TASK TO COMPLETE
Set down the full listing exactly as given. Any pictures are to be left out.
** Start **
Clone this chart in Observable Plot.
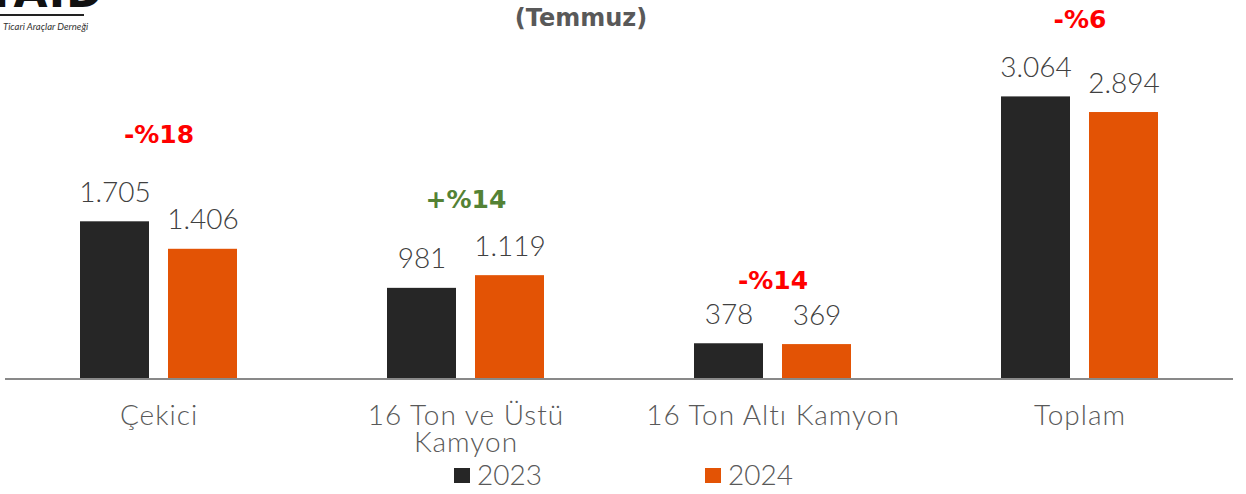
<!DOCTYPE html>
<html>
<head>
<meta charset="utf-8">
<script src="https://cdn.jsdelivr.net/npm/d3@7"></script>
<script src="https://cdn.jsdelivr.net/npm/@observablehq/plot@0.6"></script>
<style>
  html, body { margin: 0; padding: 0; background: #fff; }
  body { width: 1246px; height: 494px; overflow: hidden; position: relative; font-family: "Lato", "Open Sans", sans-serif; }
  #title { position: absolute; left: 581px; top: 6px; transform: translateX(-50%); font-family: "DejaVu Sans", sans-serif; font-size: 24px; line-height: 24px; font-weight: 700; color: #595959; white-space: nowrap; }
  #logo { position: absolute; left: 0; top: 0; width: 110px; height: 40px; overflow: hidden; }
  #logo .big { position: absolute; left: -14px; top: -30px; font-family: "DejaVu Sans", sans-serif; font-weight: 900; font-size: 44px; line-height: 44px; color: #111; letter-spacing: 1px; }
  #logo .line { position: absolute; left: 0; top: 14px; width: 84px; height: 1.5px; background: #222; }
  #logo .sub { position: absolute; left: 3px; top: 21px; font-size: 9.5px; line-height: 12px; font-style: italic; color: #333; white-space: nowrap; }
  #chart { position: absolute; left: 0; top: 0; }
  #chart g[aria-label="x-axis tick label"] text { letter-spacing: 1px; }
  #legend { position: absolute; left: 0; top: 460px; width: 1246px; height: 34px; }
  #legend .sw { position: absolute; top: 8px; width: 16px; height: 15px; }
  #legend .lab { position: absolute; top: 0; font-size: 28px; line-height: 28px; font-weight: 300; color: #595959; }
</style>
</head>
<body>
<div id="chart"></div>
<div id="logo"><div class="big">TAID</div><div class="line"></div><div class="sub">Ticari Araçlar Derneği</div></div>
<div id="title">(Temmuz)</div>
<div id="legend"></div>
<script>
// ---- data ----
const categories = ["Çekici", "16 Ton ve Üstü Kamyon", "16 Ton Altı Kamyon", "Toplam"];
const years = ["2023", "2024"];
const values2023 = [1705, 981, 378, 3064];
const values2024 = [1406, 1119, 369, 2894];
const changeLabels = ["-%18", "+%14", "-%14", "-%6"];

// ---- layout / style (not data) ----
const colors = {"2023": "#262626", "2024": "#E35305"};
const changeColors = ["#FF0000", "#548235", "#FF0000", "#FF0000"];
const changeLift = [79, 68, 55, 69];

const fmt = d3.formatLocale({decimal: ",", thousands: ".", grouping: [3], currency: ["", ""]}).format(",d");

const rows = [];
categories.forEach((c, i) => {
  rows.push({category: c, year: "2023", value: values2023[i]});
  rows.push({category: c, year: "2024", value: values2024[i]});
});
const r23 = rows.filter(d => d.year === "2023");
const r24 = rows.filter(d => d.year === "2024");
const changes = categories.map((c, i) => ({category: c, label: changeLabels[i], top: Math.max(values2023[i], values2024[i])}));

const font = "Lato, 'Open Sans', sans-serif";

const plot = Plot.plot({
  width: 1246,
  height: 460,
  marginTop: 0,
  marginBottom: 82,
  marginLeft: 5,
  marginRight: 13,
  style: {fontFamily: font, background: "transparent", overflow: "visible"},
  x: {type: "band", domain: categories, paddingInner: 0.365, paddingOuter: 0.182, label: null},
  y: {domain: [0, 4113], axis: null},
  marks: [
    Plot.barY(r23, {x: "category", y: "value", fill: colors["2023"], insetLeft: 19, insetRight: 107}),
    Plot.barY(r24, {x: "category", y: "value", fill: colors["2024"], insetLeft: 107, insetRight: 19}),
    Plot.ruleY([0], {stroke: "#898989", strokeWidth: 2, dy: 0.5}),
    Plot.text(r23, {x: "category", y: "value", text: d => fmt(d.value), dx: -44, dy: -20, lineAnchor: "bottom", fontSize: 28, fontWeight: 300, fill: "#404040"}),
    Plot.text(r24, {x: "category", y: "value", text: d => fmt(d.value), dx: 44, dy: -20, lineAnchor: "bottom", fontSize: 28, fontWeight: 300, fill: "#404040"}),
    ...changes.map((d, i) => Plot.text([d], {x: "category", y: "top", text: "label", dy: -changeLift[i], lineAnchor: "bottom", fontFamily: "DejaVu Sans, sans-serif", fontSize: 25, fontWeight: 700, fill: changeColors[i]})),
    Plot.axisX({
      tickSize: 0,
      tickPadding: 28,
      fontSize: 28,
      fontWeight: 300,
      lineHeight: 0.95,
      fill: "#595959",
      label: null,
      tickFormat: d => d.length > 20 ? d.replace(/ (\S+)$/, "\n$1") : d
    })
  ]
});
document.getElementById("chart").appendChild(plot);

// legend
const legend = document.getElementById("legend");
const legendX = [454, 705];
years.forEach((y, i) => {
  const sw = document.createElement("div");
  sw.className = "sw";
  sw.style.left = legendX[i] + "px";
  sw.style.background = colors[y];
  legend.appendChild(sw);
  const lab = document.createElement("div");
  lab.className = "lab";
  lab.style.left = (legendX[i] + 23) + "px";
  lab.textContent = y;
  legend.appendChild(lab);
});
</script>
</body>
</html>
** End **
ANSWER TO THIS TASK
Clone this chart in Observable Plot.
<!DOCTYPE html>
<html>
<head>
<meta charset="utf-8">
<script src="https://cdn.jsdelivr.net/npm/d3@7"></script>
<script src="https://cdn.jsdelivr.net/npm/@observablehq/plot@0.6"></script>
<style>
  html, body { margin: 0; padding: 0; background: #fff; }
  body { width: 1246px; height: 494px; overflow: hidden; position: relative; font-family: "Lato", "Open Sans", sans-serif; }
  #title { position: absolute; left: 581px; top: 6px; transform: translateX(-50%); font-family: "DejaVu Sans", sans-serif; font-size: 24px; line-height: 24px; font-weight: 700; color: #595959; white-space: nowrap; }
  #logo { position: absolute; left: 0; top: 0; width: 110px; height: 40px; overflow: hidden; }
  #logo .big { position: absolute; left: -14px; top: -30px; font-family: "DejaVu Sans", sans-serif; font-weight: 900; font-size: 44px; line-height: 44px; color: #111; letter-spacing: 1px; }
  #logo .line { position: absolute; left: 0; top: 14px; width: 84px; height: 1.5px; background: #222; }
  #logo .sub { position: absolute; left: 3px; top: 21px; font-size: 9.5px; line-height: 12px; font-style: italic; color: #333; white-space: nowrap; }
  #chart { position: absolute; left: 0; top: 0; }
  #chart g[aria-label="x-axis tick label"] text { letter-spacing: 1px; }
  #legend { position: absolute; left: 0; top: 460px; width: 1246px; height: 34px; }
  #legend .sw { position: absolute; top: 8px; width: 16px; height: 15px; }
  #legend .lab { position: absolute; top: 0; font-size: 28px; line-height: 28px; font-weight: 300; color: #595959; }
</style>
</head>
<body>
<div id="chart"></div>
<div id="logo"><div class="big">TAID</div><div class="line"></div><div class="sub">Ticari Araçlar Derneği</div></div>
<div id="title">(Temmuz)</div>
<div id="legend"></div>
<script>
// ---- data ----
const categories = ["Çekici", "16 Ton ve Üstü Kamyon", "16 Ton Altı Kamyon", "Toplam"];
const years = ["2023", "2024"];
const values2023 = [1705, 981, 378, 3064];
const values2024 = [1406, 1119, 369, 2894];
const changeLabels = ["-%18", "+%14", "-%14", "-%6"];

// ---- layout / style (not data) ----
const colors = {"2023": "#262626", "2024": "#E35305"};
const changeColors = ["#FF0000", "#548235", "#FF0000", "#FF0000"];
const changeLift = [79, 68, 55, 69];

const fmt = d3.formatLocale({decimal: ",", thousands: ".", grouping: [3], currency: ["", ""]}).format(",d");

const rows = [];
categories.forEach((c, i) => {
  rows.push({category: c, year: "2023", value: values2023[i]});
  rows.push({category: c, year: "2024", value: values2024[i]});
});
const r23 = rows.filter(d => d.year === "2023");
const r24 = rows.filter(d => d.year === "2024");
const changes = categories.map((c, i) => ({category: c, label: changeLabels[i], top: Math.max(values2023[i], values2024[i])}));

const font = "Lato, 'Open Sans', sans-serif";

const plot = Plot.plot({
  width: 1246,
  height: 460,
  marginTop: 0,
  marginBottom: 82,
  marginLeft: 5,
  marginRight: 13,
  style: {fontFamily: font, background: "transparent", overflow: "visible"},
  x: {type: "band", domain: categories, paddingInner: 0.365, paddingOuter: 0.182, label: null},
  y: {domain: [0, 4113], axis: null},
  marks: [
    Plot.barY(r23, {x: "category", y: "value", fill: colors["2023"], insetLeft: 19, insetRight: 107}),
    Plot.barY(r24, {x: "category", y: "value", fill: colors["2024"], insetLeft: 107, insetRight: 19}),
    Plot.ruleY([0], {stroke: "#898989", strokeWidth: 2, dy: 0.5}),
    Plot.text(r23, {x: "category", y: "value", text: d => fmt(d.value), dx: -44, dy: -20, lineAnchor: "bottom", fontSize: 28, fontWeight: 300, fill: "#404040"}),
    Plot.text(r24, {x: "category", y: "value", text: d => fmt(d.value), dx: 44, dy: -20, lineAnchor: "bottom", fontSize: 28, fontWeight: 300, fill: "#404040"}),
    ...changes.map((d, i) => Plot.text([d], {x: "category", y: "top", text: "label", dy: -changeLift[i], lineAnchor: "bottom", fontFamily: "DejaVu Sans, sans-serif", fontSize: 25, fontWeight: 700, fill: changeColors[i]})),
    Plot.axisX({
      tickSize: 0,
      tickPadding: 28,
      fontSize: 28,
      fontWeight: 300,
      lineHeight: 0.95,
      fill: "#595959",
      label: null,
      tickFormat: d => d.length > 20 ? d.replace(/ (\S+)$/, "\n$1") : d
    })
  ]
});
document.getElementById("chart").appendChild(plot);

// legend
const legend = document.getElementById("legend");
const legendX = [454, 705];
years.forEach((y, i) => {
  const sw = document.createElement("div");
  sw.className = "sw";
  sw.style.left = legendX[i] + "px";
  sw.style.background = colors[y];
  legend.appendChild(sw);
  const lab = document.createElement("div");
  lab.className = "lab";
  lab.style.left = (legendX[i] + 23) + "px";
  lab.textContent = y;
  legend.appendChild(lab);
});
</script>
</body>
</html>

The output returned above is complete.